→ **PROBLEM STATEMENT**:
Return all of the data exactly, with nothing left out but the pictures.

→ **MATERIAL FOR THE TASK**:
..............................

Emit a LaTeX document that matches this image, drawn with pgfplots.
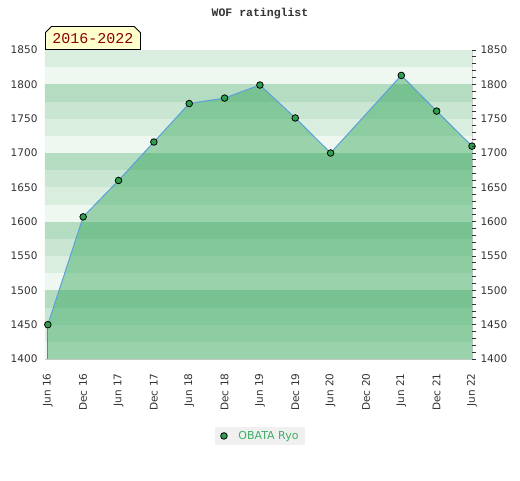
\documentclass[border=0pt]{standalone}
\usepackage{pgfplots}
\pgfplotsset{compat=1.18}
\usepackage{fontspec}
\setmainfont{DejaVu Sans}
\newfontfamily\mono{Liberation Mono}
\usetikzlibrary{shapes.misc}
\definecolor{bA}{HTML}{B3DCC1}
\definecolor{bB}{HTML}{C8E6D2}
\definecolor{bC}{HTML}{DAEEE0}
\definecolor{bD}{HTML}{EFF7F1}
\definecolor{areafill}{RGB}{42,162,81}
\definecolor{linec}{RGB}{90,160,220}
\definecolor{markc}{RGB}{46,158,80}
\definecolor{edgec}{RGB}{50,170,85}
\definecolor{labgray}{HTML}{333333}
\definecolor{leggray}{HTML}{F0F0F0}
\definecolor{legtext}{RGB}{60,175,100}
\definecolor{boxyellow}{HTML}{FFFFCC}
\definecolor{darkred}{HTML}{8B0000}
\begin{document}
\begin{tikzpicture}
\path[use as bounding box, fill=white] (0,0) rectangle (520pt,480pt);
\node[font=\mono\bfseries\fontsize{11.5}{13}\selectfont, text=labgray] at (260pt,466.5pt) {WOF ratinglist};
\begin{axis}[
  at={(45pt,121pt)}, anchor=south west, scale only axis,
  width=427pt, height=309pt,
  xmin=-0.08, xmax=12, ymin=1400, ymax=1850,
  axis line style={draw=black!20},
  tick style={draw=none},
  ytick={1400,1450,...,1850},
  xtick={0,...,12},
  xticklabels={Jun 16,Dec 16,Jun 17,Dec 17,Jun 18,Dec 18,Jun 19,Dec 19,Jun 20,Dec 20,Jun 21,Dec 21,Jun 22},
  x tick label style={rotate=90, anchor=east},
  xticklabel shift=11pt,
  yticklabel shift=4pt,
  tick label style={font=\fontsize{10.5}{12}\selectfont, text=labgray},
  /pgf/number format/assume math mode=true,
  /pgf/number format/1000 sep={},
  ytick pos=left,
  legend style={at={(0.5035,-0.249)}, anchor=center, fill=leggray, draw=none,
    font=\fontsize{11}{13}\selectfont, text=legtext, inner xsep=4pt, inner ysep=2pt},
  legend image code/.code={\path (0pt,0pt) (16pt,0pt);
    \draw[mark=*, mark size=3.3pt, mark options={fill=markc, draw=black, line width=0.8pt}] plot coordinates {(4pt,0pt)};},
  legend cell align=left,
]
\fill[bD] (axis cs:-1,1400) rectangle (axis cs:13,1425);
\fill[bC] (axis cs:-1,1425) rectangle (axis cs:13,1450);
\fill[bB] (axis cs:-1,1450) rectangle (axis cs:13,1475);
\fill[bA] (axis cs:-1,1475) rectangle (axis cs:13,1500);
\fill[bD] (axis cs:-1,1500) rectangle (axis cs:13,1525);
\fill[bC] (axis cs:-1,1525) rectangle (axis cs:13,1550);
\fill[bB] (axis cs:-1,1550) rectangle (axis cs:13,1575);
\fill[bA] (axis cs:-1,1575) rectangle (axis cs:13,1600);
\fill[bD] (axis cs:-1,1600) rectangle (axis cs:13,1625);
\fill[bC] (axis cs:-1,1625) rectangle (axis cs:13,1650);
\fill[bB] (axis cs:-1,1650) rectangle (axis cs:13,1675);
\fill[bA] (axis cs:-1,1675) rectangle (axis cs:13,1700);
\fill[bD] (axis cs:-1,1700) rectangle (axis cs:13,1725);
\fill[bC] (axis cs:-1,1725) rectangle (axis cs:13,1750);
\fill[bB] (axis cs:-1,1750) rectangle (axis cs:13,1775);
\fill[bA] (axis cs:-1,1775) rectangle (axis cs:13,1800);
\fill[bD] (axis cs:-1,1800) rectangle (axis cs:13,1825);
\fill[bC] (axis cs:-1,1825) rectangle (axis cs:13,1850);
\addplot[draw=none, fill=areafill, fill opacity=0.43, forget plot] coordinates {
(0,1450) (1,1607) (2,1660) (3,1716) (4,1772) (5,1780) (6,1799) (7,1751) (8,1700) (10,1813) (11,1761) (12,1710)
} \closedcycle;
\addplot[edgec, line width=1pt, forget plot] coordinates {(0,1400) (0,1450)};
\addplot[edgec, line width=1pt, forget plot] coordinates {(12,1400) (12,1710)};
\addplot[linec, line width=1pt, mark=*, mark size=3.3pt,
  mark options={fill=markc, draw=black, line width=0.8pt}] coordinates {
(0,1450) (1,1607) (2,1660) (3,1716) (4,1772) (5,1780) (6,1799) (7,1751) (8,1700) (10,1813) (11,1761) (12,1710)
};
\addlegendentry{OBATA Ryo}
\end{axis}
\begin{axis}[
  at={(45pt,121pt)}, anchor=south west, scale only axis,
  width=427pt, height=309pt,
  xmin=-0.08, xmax=12, ymin=1400, ymax=1850,
  axis x line=none, axis y line*=right,
  axis line style={draw=none},
  ytick={1400,1450,...,1850},
  minor y tick num=4,
  tick align=outside,
  major tick length=4pt, minor tick length=4pt,
  tick style={draw=labgray, line width=0.8pt},
  yticklabel shift=1pt,
  tick label style={font=\fontsize{10.5}{12}\selectfont, text=labgray},
  /pgf/number format/assume math mode=true,
  /pgf/number format/1000 sep={},
]
\end{axis}
\node[chamfered rectangle, chamfered rectangle corners={north west, north east},
  chamfered rectangle xsep=3pt, chamfered rectangle ysep=3pt,
  draw=black, line width=0.8pt, fill=boxyellow, minimum width=95pt, minimum height=23pt,
  inner sep=0pt, anchor=south west, text=darkred, font=\mono\fontsize{15}{17}\selectfont]
  at (45pt,430pt) {2016-2022};
\end{tikzpicture}
\end{document}
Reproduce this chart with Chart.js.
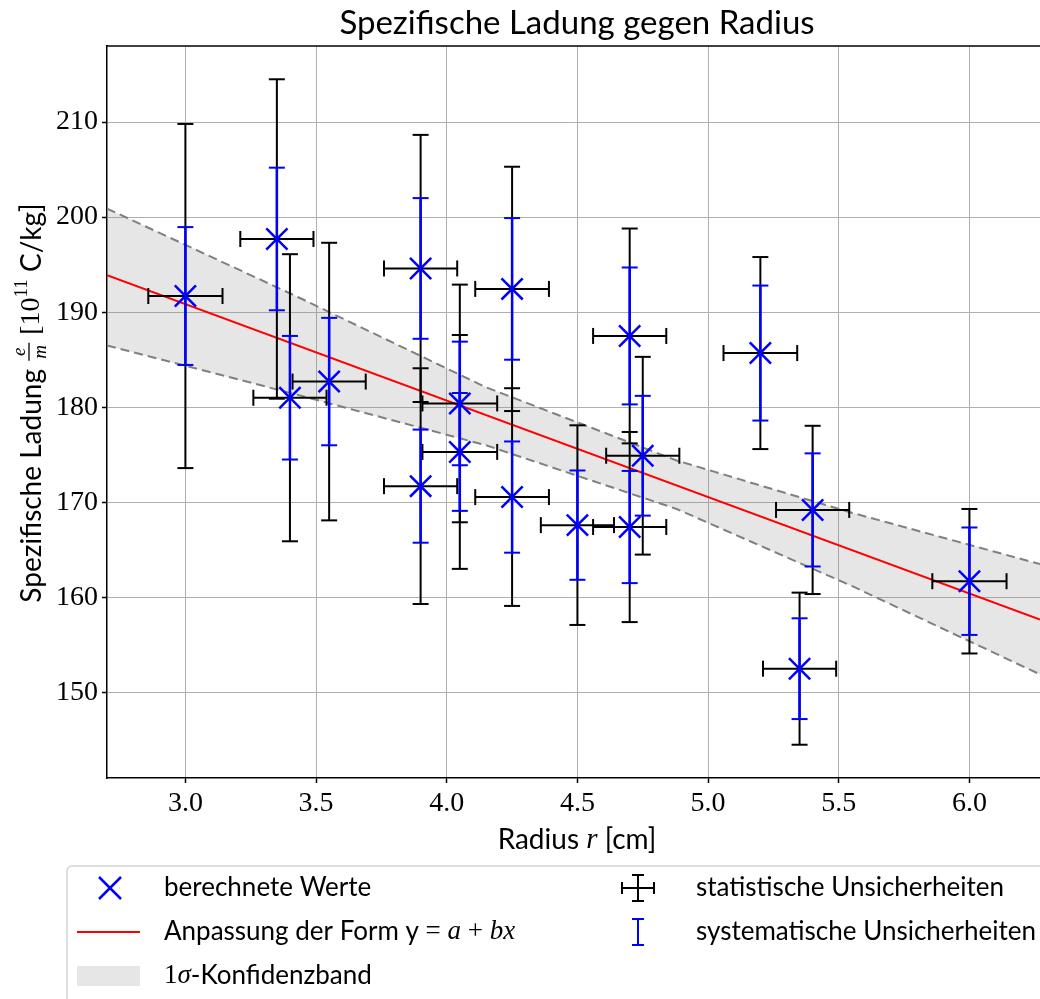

..............................

→ **EXERCISE RESPONSE**:
Emit a LaTeX document that matches this image, drawn with pgfplots.
\documentclass[border=0pt]{standalone}
\usepackage{pgfplots}
\pgfplotsset{compat=1.18}
\usepackage{fontspec}
\setmainfont{DejaVu Sans}
\newfontfamily\mono{Liberation Mono}
\usetikzlibrary{shapes.misc}
\definecolor{bA}{HTML}{B3DCC1}
\definecolor{bB}{HTML}{C8E6D2}
\definecolor{bC}{HTML}{DAEEE0}
\definecolor{bD}{HTML}{EFF7F1}
\definecolor{areafill}{RGB}{42,162,81}
\definecolor{linec}{RGB}{90,160,220}
\definecolor{markc}{RGB}{46,158,80}
\definecolor{edgec}{RGB}{50,170,85}
\definecolor{labgray}{HTML}{333333}
\definecolor{leggray}{HTML}{F0F0F0}
\definecolor{legtext}{RGB}{60,175,100}
\definecolor{boxyellow}{HTML}{FFFFCC}
\definecolor{darkred}{HTML}{8B0000}
\begin{document}
\begin{tikzpicture}
\path[use as bounding box, fill=white] (0,0) rectangle (520pt,480pt);
\node[font=\mono\bfseries\fontsize{11.5}{13}\selectfont, text=labgray] at (260pt,466.5pt) {WOF ratinglist};
\begin{axis}[
  at={(45pt,121pt)}, anchor=south west, scale only axis,
  width=427pt, height=309pt,
  xmin=-0.08, xmax=12, ymin=1400, ymax=1850,
  axis line style={draw=black!20},
  tick style={draw=none},
  ytick={1400,1450,...,1850},
  xtick={0,...,12},
  xticklabels={Jun 16,Dec 16,Jun 17,Dec 17,Jun 18,Dec 18,Jun 19,Dec 19,Jun 20,Dec 20,Jun 21,Dec 21,Jun 22},
  x tick label style={rotate=90, anchor=east},
  xticklabel shift=11pt,
  yticklabel shift=4pt,
  tick label style={font=\fontsize{10.5}{12}\selectfont, text=labgray},
  /pgf/number format/assume math mode=true,
  /pgf/number format/1000 sep={},
  ytick pos=left,
  legend style={at={(0.5035,-0.249)}, anchor=center, fill=leggray, draw=none,
    font=\fontsize{11}{13}\selectfont, text=legtext, inner xsep=4pt, inner ysep=2pt},
  legend image code/.code={\path (0pt,0pt) (16pt,0pt);
    \draw[mark=*, mark size=3.3pt, mark options={fill=markc, draw=black, line width=0.8pt}] plot coordinates {(4pt,0pt)};},
  legend cell align=left,
]
\fill[bD] (axis cs:-1,1400) rectangle (axis cs:13,1425);
\fill[bC] (axis cs:-1,1425) rectangle (axis cs:13,1450);
\fill[bB] (axis cs:-1,1450) rectangle (axis cs:13,1475);
\fill[bA] (axis cs:-1,1475) rectangle (axis cs:13,1500);
\fill[bD] (axis cs:-1,1500) rectangle (axis cs:13,1525);
\fill[bC] (axis cs:-1,1525) rectangle (axis cs:13,1550);
\fill[bB] (axis cs:-1,1550) rectangle (axis cs:13,1575);
\fill[bA] (axis cs:-1,1575) rectangle (axis cs:13,1600);
\fill[bD] (axis cs:-1,1600) rectangle (axis cs:13,1625);
\fill[bC] (axis cs:-1,1625) rectangle (axis cs:13,1650);
\fill[bB] (axis cs:-1,1650) rectangle (axis cs:13,1675);
\fill[bA] (axis cs:-1,1675) rectangle (axis cs:13,1700);
\fill[bD] (axis cs:-1,1700) rectangle (axis cs:13,1725);
\fill[bC] (axis cs:-1,1725) rectangle (axis cs:13,1750);
\fill[bB] (axis cs:-1,1750) rectangle (axis cs:13,1775);
\fill[bA] (axis cs:-1,1775) rectangle (axis cs:13,1800);
\fill[bD] (axis cs:-1,1800) rectangle (axis cs:13,1825);
\fill[bC] (axis cs:-1,1825) rectangle (axis cs:13,1850);
\addplot[draw=none, fill=areafill, fill opacity=0.43, forget plot] coordinates {
(0,1450) (1,1607) (2,1660) (3,1716) (4,1772) (5,1780) (6,1799) (7,1751) (8,1700) (10,1813) (11,1761) (12,1710)
} \closedcycle;
\addplot[edgec, line width=1pt, forget plot] coordinates {(0,1400) (0,1450)};
\addplot[edgec, line width=1pt, forget plot] coordinates {(12,1400) (12,1710)};
\addplot[linec, line width=1pt, mark=*, mark size=3.3pt,
  mark options={fill=markc, draw=black, line width=0.8pt}] coordinates {
(0,1450) (1,1607) (2,1660) (3,1716) (4,1772) (5,1780) (6,1799) (7,1751) (8,1700) (10,1813) (11,1761) (12,1710)
};
\addlegendentry{OBATA Ryo}
\end{axis}
\begin{axis}[
  at={(45pt,121pt)}, anchor=south west, scale only axis,
  width=427pt, height=309pt,
  xmin=-0.08, xmax=12, ymin=1400, ymax=1850,
  axis x line=none, axis y line*=right,
  axis line style={draw=none},
  ytick={1400,1450,...,1850},
  minor y tick num=4,
  tick align=outside,
  major tick length=4pt, minor tick length=4pt,
  tick style={draw=labgray, line width=0.8pt},
  yticklabel shift=1pt,
  tick label style={font=\fontsize{10.5}{12}\selectfont, text=labgray},
  /pgf/number format/assume math mode=true,
  /pgf/number format/1000 sep={},
]
\end{axis}
\node[chamfered rectangle, chamfered rectangle corners={north west, north east},
  chamfered rectangle xsep=3pt, chamfered rectangle ysep=3pt,
  draw=black, line width=0.8pt, fill=boxyellow, minimum width=95pt, minimum height=23pt,
  inner sep=0pt, anchor=south west, text=darkred, font=\mono\fontsize{15}{17}\selectfont]
  at (45pt,430pt) {2016-2022};
\end{tikzpicture}
\end{document}
Reproduce this chart with Chart.js.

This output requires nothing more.